Task to complete.
Write the data out again exactly, dropping any images it holds.

Dataset extract.
--------------------------------

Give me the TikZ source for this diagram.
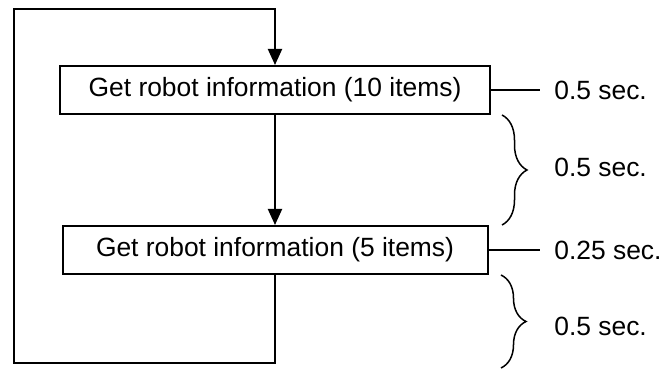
\documentclass[tikz,border=0pt]{standalone}
\usepackage{fontspec}
\setmainfont{Liberation Sans}
\usetikzlibrary{arrows.meta,decorations.pathreplacing}
\begin{document}
\begin{tikzpicture}[x=0.5pt,y=-0.5pt,
  infobox/.style={draw, line width=1pt, minimum width=215pt, minimum height=24pt, inner sep=0pt, font=\fontsize{13.2}{15}\selectfont},
  timelabel/.style={anchor=west, inner xsep=7pt, inner ysep=0pt, font=\fontsize{13.2}{15}\selectfont},
  flow/.style={line width=1pt, -{Triangle[width=7pt,length=8pt]}},
  tick/.style={line width=0.75pt},
  span/.style={line width=0.75pt, decorate, decoration={brace, amplitude=12.5pt}}]
\useasboundingbox (0,0) rectangle (666,369);
\node[infobox] (info10) at (275,90) {Get robot information (10 items)};
\node[infobox, minimum width=212.5pt] (info5) at (275,250) {Get robot information (5 items)};
\node[timelabel] (t10) at (540,90) {0.5 sec.};
\node[timelabel] (gap1) at (540,167) {0.5 sec.};
\node[timelabel] (t5) at (540,250) {0.25 sec.};
\node[timelabel] (gap2) at (540,326) {0.5 sec.};
\coordinate (loopbl) at (14,363);
\coordinate (looptl) at (14,9);
\coordinate (end5) at (501,368);
\draw[flow] (info10.south) -- (info10.south |- info5.north);
\draw[flow] (info5.south) |- (loopbl) -- (looptl) -| (info10.north);
\draw[tick] (info10.east) -- (t10.west);
\draw[tick] (info5.east) -- (t5.west);
% braces for the waiting times
\draw[span] ([xshift=5.5pt]info10.south east) -- ([xshift=5.5pt]info10.south east |- info5.north);
\draw[span] (info5.south east -| end5) -- (end5);
\end{tikzpicture}
\end{document}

--------------------------------

Answer for this exercise.
Give me the TikZ source for this diagram.
\documentclass[tikz,border=0pt]{standalone}
\usepackage{fontspec}
\setmainfont{Liberation Sans}
\usetikzlibrary{arrows.meta,decorations.pathreplacing}
\begin{document}
\begin{tikzpicture}[x=0.5pt,y=-0.5pt,
  infobox/.style={draw, line width=1pt, minimum width=215pt, minimum height=24pt, inner sep=0pt, font=\fontsize{13.2}{15}\selectfont},
  timelabel/.style={anchor=west, inner xsep=7pt, inner ysep=0pt, font=\fontsize{13.2}{15}\selectfont},
  flow/.style={line width=1pt, -{Triangle[width=7pt,length=8pt]}},
  tick/.style={line width=0.75pt},
  span/.style={line width=0.75pt, decorate, decoration={brace, amplitude=12.5pt}}]
\useasboundingbox (0,0) rectangle (666,369);
\node[infobox] (info10) at (275,90) {Get robot information (10 items)};
\node[infobox, minimum width=212.5pt] (info5) at (275,250) {Get robot information (5 items)};
\node[timelabel] (t10) at (540,90) {0.5 sec.};
\node[timelabel] (gap1) at (540,167) {0.5 sec.};
\node[timelabel] (t5) at (540,250) {0.25 sec.};
\node[timelabel] (gap2) at (540,326) {0.5 sec.};
\coordinate (loopbl) at (14,363);
\coordinate (looptl) at (14,9);
\coordinate (end5) at (501,368);
\draw[flow] (info10.south) -- (info10.south |- info5.north);
\draw[flow] (info5.south) |- (loopbl) -- (looptl) -| (info10.north);
\draw[tick] (info10.east) -- (t10.west);
\draw[tick] (info5.east) -- (t5.west);
% braces for the waiting times
\draw[span] ([xshift=5.5pt]info10.south east) -- ([xshift=5.5pt]info10.south east |- info5.north);
\draw[span] (info5.south east -| end5) -- (end5);
\end{tikzpicture}
\end{document}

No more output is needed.